## [EXERCISE GOAL]
Transcribe the material in full, exactly as written.
BEGIN RECORDED DATA
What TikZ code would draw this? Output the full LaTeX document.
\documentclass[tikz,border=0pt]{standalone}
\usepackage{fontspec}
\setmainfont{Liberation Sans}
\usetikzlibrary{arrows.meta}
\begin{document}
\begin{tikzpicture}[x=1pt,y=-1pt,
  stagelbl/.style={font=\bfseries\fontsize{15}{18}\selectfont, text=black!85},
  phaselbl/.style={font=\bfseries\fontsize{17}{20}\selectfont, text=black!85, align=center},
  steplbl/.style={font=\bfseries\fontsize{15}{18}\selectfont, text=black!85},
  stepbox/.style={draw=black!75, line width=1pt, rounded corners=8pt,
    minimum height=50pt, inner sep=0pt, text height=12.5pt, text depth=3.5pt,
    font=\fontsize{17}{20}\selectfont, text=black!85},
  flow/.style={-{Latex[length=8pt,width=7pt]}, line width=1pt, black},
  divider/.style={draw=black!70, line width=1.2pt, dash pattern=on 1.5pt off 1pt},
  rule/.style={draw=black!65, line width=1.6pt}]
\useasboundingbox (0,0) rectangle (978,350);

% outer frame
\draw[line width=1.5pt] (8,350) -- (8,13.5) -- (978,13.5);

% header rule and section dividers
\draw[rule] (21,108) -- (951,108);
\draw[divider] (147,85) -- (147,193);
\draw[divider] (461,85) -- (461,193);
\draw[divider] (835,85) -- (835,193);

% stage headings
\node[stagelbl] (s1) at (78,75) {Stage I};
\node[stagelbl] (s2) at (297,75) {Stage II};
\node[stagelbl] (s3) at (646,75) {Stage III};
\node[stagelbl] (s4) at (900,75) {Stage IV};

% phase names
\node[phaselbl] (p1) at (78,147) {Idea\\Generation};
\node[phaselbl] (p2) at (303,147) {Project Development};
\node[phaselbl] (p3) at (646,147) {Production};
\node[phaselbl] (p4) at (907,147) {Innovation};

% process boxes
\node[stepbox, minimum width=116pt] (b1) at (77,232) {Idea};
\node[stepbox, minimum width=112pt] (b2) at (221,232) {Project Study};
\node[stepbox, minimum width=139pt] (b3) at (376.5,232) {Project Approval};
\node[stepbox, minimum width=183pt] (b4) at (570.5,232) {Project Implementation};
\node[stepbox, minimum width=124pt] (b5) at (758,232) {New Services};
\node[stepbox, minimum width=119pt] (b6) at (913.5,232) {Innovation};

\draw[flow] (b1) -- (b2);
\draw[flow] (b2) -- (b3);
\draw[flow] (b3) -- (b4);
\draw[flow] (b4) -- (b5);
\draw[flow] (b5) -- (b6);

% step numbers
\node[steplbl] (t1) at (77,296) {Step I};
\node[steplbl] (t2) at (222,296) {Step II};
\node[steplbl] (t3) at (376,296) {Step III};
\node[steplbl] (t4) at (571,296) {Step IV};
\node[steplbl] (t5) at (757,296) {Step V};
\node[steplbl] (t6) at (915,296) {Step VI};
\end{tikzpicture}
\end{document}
END RECORDED DATA
## [COMPLETED EXERCISE]
What TikZ code would draw this? Output the full LaTeX document.
\documentclass[tikz,border=0pt]{standalone}
\usepackage{fontspec}
\setmainfont{Liberation Sans}
\usetikzlibrary{arrows.meta}
\begin{document}
\begin{tikzpicture}[x=1pt,y=-1pt,
  stagelbl/.style={font=\bfseries\fontsize{15}{18}\selectfont, text=black!85},
  phaselbl/.style={font=\bfseries\fontsize{17}{20}\selectfont, text=black!85, align=center},
  steplbl/.style={font=\bfseries\fontsize{15}{18}\selectfont, text=black!85},
  stepbox/.style={draw=black!75, line width=1pt, rounded corners=8pt,
    minimum height=50pt, inner sep=0pt, text height=12.5pt, text depth=3.5pt,
    font=\fontsize{17}{20}\selectfont, text=black!85},
  flow/.style={-{Latex[length=8pt,width=7pt]}, line width=1pt, black},
  divider/.style={draw=black!70, line width=1.2pt, dash pattern=on 1.5pt off 1pt},
  rule/.style={draw=black!65, line width=1.6pt}]
\useasboundingbox (0,0) rectangle (978,350);

% outer frame
\draw[line width=1.5pt] (8,350) -- (8,13.5) -- (978,13.5);

% header rule and section dividers
\draw[rule] (21,108) -- (951,108);
\draw[divider] (147,85) -- (147,193);
\draw[divider] (461,85) -- (461,193);
\draw[divider] (835,85) -- (835,193);

% stage headings
\node[stagelbl] (s1) at (78,75) {Stage I};
\node[stagelbl] (s2) at (297,75) {Stage II};
\node[stagelbl] (s3) at (646,75) {Stage III};
\node[stagelbl] (s4) at (900,75) {Stage IV};

% phase names
\node[phaselbl] (p1) at (78,147) {Idea\\Generation};
\node[phaselbl] (p2) at (303,147) {Project Development};
\node[phaselbl] (p3) at (646,147) {Production};
\node[phaselbl] (p4) at (907,147) {Innovation};

% process boxes
\node[stepbox, minimum width=116pt] (b1) at (77,232) {Idea};
\node[stepbox, minimum width=112pt] (b2) at (221,232) {Project Study};
\node[stepbox, minimum width=139pt] (b3) at (376.5,232) {Project Approval};
\node[stepbox, minimum width=183pt] (b4) at (570.5,232) {Project Implementation};
\node[stepbox, minimum width=124pt] (b5) at (758,232) {New Services};
\node[stepbox, minimum width=119pt] (b6) at (913.5,232) {Innovation};

\draw[flow] (b1) -- (b2);
\draw[flow] (b2) -- (b3);
\draw[flow] (b3) -- (b4);
\draw[flow] (b4) -- (b5);
\draw[flow] (b5) -- (b6);

% step numbers
\node[steplbl] (t1) at (77,296) {Step I};
\node[steplbl] (t2) at (222,296) {Step II};
\node[steplbl] (t3) at (376,296) {Step III};
\node[steplbl] (t4) at (571,296) {Step IV};
\node[steplbl] (t5) at (757,296) {Step V};
\node[steplbl] (t6) at (915,296) {Step VI};
\end{tikzpicture}
\end{document}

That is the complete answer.